DESCRIPTION OF THE TASK
Quote the data below in full, minus the images.

____

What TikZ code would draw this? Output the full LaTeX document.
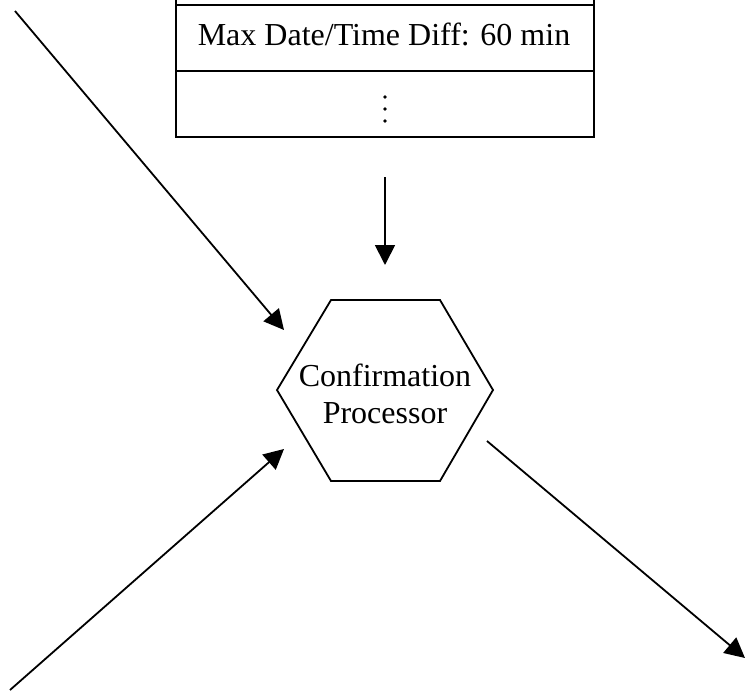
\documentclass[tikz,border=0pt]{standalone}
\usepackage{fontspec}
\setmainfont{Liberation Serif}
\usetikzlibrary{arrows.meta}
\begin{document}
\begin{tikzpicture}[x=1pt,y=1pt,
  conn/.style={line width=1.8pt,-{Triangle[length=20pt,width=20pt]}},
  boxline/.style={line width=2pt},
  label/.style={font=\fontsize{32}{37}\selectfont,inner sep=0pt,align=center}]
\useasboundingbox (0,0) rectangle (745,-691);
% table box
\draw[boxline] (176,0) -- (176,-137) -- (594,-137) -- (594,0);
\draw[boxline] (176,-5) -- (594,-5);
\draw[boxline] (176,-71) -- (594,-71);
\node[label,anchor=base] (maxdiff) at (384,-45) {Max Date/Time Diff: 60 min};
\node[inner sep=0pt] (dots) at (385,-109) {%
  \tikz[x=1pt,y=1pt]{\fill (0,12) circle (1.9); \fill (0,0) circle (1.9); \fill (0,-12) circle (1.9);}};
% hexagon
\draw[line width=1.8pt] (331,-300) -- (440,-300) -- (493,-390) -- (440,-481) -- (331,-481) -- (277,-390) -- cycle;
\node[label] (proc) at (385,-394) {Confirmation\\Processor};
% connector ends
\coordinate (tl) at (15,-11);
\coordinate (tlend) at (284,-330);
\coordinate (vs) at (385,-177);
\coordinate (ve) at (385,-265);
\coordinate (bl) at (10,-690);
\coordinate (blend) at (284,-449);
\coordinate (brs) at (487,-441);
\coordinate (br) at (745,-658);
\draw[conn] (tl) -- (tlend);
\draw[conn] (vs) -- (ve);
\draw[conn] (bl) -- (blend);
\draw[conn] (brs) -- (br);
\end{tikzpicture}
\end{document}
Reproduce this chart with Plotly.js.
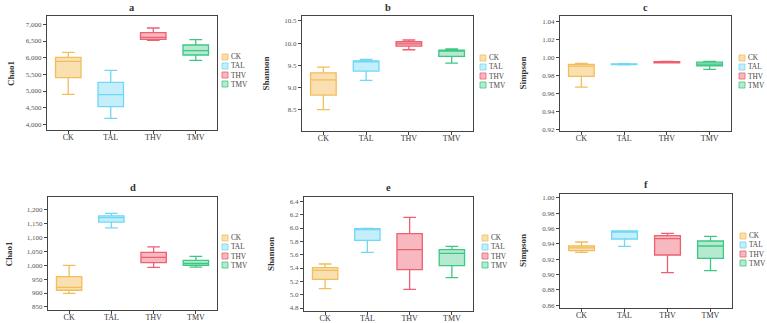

____

SOLUTION TO THIS TASK
What TikZ code would draw this? Output the full LaTeX document.
\documentclass[tikz,border=0pt]{standalone}
\usepackage{fontspec}
\setmainfont{Liberation Serif}
\usetikzlibrary{arrows.meta}
\begin{document}
\begin{tikzpicture}[x=1pt,y=1pt,
  conn/.style={line width=1.8pt,-{Triangle[length=20pt,width=20pt]}},
  boxline/.style={line width=2pt},
  label/.style={font=\fontsize{32}{37}\selectfont,inner sep=0pt,align=center}]
\useasboundingbox (0,0) rectangle (745,-691);
% table box
\draw[boxline] (176,0) -- (176,-137) -- (594,-137) -- (594,0);
\draw[boxline] (176,-5) -- (594,-5);
\draw[boxline] (176,-71) -- (594,-71);
\node[label,anchor=base] (maxdiff) at (384,-45) {Max Date/Time Diff: 60 min};
\node[inner sep=0pt] (dots) at (385,-109) {%
  \tikz[x=1pt,y=1pt]{\fill (0,12) circle (1.9); \fill (0,0) circle (1.9); \fill (0,-12) circle (1.9);}};
% hexagon
\draw[line width=1.8pt] (331,-300) -- (440,-300) -- (493,-390) -- (440,-481) -- (331,-481) -- (277,-390) -- cycle;
\node[label] (proc) at (385,-394) {Confirmation\\Processor};
% connector ends
\coordinate (tl) at (15,-11);
\coordinate (tlend) at (284,-330);
\coordinate (vs) at (385,-177);
\coordinate (ve) at (385,-265);
\coordinate (bl) at (10,-690);
\coordinate (blend) at (284,-449);
\coordinate (brs) at (487,-441);
\coordinate (br) at (745,-658);
\draw[conn] (tl) -- (tlend);
\draw[conn] (vs) -- (ve);
\draw[conn] (bl) -- (blend);
\draw[conn] (brs) -- (br);
\end{tikzpicture}
\end{document}
Reproduce this chart with Plotly.js.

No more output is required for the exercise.